Since Houston has yet to publish actual membership numbers of any sort, we must assume that the membership there remains somewhat marginal. According to the worshipper, the nave was "about two thirds full", but this may be a generous estimate, and in any case, we don't know its actual capacity. The visitor reported, "the thurifer led the altar party down the main aisle, swinging the thurible in full circles" and referred elsewhere to a "20-page 8½ x 11 service leaflet" that "contained all of the text and music of the hymns, liturgy, and readings". He didn't mention sentimental clip art, but I wouldn't rule that out. Clearly we're dealing with the whole Anglo-Catholic nine yards.

An interesting note is "The only book in the pews was the Hymnal 1940 of the Episcopal Church." Frankly, this is strange -- is it a sort of wink that says we aren't really quite Catholic here, dontcha know? The editor of the Mystery Worshipper feature herself notes in a comment,

I've never seen a RC hymnal that I'd be proud to sing out of. Their website points out that Mount Calvary was formerly Episcopalian, then RC Anglican Rite, and now RC Ordinariate.
This woman, who may not be Catholic herself, is ignorant. Hard cover hymnals with readings are a staple of Catholic publishers; the one in our parish has roughly 700 hymns, with all the Anglican standards, many Lutheran and US evangelical hymns, Catholic ones (not Dan Schuette) that don't make the Protestant books, and Latin chants. The music program has not only a paid choir and a large organ, but an orchestra with strings and brass.

I don't feel comfortable with the Mystery Worshipper's sense that they're somehow doing things right at Mt Calvary that aren't being done in Cahtolic parishes outside the ordinariate -- and the 1940 hymnal somehow proves it, when I'd say it suggests instead there's something wrong, and the description of the mass there suggests a stuffy pedantry over liturgy.

There's some discussion about children. One thing I note at our parish is that if there are 3-500 people at mass, the nave is full, there's a good sound system, and the clergy keep the mass going without pointless pauses, children aren't a distraction, adult bodies absorb a lot of random noise. Beyond that, in large families, the older siblings keep the younger ones in line, which is more like how things should be anyhow.

Why did the Mystery Worshipper even feel the need to make a point about the kids? Is it perhaps part of what secular bourgeois culture seems to have become, that all public space is to be treated as a nursery? That's not what I see at a well run diocesan mass. Indeed, Latins, Filipinos, and other traditions in fact observe decorum where it belongs. Is our man slightly embarrassed that millennials don't?

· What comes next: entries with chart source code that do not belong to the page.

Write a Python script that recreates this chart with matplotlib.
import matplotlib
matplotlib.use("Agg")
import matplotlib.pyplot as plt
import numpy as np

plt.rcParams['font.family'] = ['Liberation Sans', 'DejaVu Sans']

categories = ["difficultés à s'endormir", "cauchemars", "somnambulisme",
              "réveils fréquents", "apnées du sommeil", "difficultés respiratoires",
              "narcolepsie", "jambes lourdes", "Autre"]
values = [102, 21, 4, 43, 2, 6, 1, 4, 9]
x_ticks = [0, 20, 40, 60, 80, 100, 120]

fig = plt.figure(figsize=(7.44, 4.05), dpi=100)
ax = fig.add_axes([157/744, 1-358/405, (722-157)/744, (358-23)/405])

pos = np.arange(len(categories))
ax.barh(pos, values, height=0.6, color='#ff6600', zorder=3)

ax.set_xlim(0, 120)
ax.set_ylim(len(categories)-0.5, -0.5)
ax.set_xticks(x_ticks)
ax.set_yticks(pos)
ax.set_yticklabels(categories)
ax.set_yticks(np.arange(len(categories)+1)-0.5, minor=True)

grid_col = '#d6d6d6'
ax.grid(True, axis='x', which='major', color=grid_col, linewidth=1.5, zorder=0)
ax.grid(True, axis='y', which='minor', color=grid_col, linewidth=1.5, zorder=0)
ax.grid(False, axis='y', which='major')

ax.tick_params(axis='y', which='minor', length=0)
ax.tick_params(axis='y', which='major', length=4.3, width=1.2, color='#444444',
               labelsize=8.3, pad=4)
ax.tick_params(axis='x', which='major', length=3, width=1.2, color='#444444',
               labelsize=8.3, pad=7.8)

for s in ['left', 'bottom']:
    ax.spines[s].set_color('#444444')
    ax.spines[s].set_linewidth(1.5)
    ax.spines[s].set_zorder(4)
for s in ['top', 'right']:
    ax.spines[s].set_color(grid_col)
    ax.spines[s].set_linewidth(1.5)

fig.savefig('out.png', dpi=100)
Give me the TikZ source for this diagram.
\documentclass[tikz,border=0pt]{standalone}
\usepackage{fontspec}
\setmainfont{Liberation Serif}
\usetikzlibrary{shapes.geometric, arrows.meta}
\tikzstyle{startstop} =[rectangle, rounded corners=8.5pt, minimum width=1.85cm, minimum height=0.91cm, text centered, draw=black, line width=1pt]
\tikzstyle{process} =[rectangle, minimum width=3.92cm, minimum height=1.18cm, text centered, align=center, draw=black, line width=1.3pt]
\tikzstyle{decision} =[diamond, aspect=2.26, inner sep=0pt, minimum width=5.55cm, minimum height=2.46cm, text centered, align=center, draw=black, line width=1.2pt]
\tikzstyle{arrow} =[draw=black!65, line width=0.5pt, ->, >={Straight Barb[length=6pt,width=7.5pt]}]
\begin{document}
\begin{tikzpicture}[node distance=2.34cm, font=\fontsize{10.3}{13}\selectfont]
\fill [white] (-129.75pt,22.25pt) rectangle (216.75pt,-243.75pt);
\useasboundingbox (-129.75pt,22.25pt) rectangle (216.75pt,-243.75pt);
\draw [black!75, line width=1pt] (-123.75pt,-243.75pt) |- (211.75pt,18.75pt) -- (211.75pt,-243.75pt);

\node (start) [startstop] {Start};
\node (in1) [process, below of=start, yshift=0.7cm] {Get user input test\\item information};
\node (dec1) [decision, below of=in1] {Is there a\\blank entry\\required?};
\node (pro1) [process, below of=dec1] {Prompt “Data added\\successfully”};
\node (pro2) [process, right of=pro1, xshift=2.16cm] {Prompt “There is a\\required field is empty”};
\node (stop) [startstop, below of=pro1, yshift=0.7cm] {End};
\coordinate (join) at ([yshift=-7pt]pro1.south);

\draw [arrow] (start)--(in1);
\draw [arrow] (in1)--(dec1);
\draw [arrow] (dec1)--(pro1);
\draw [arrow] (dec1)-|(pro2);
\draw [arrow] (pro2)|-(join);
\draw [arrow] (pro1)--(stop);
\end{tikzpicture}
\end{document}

My current thinking is that I became Catholic as part of spiritual growth. I'm grateful to our angels that we were directed away from some boutique version of Catholicism that, clinging strangely to its archaic hymnal, doesn't even seem entirely Catholic. Instead, we've engaged in a diocesan parish where we're continuing to grow. I'm not sure if the tiny groups of self-satisfied people in the ordinariate have that opportunity.

UPDATE: Just today, Bp Barron makes the point that "We are not here to be curators of a museum."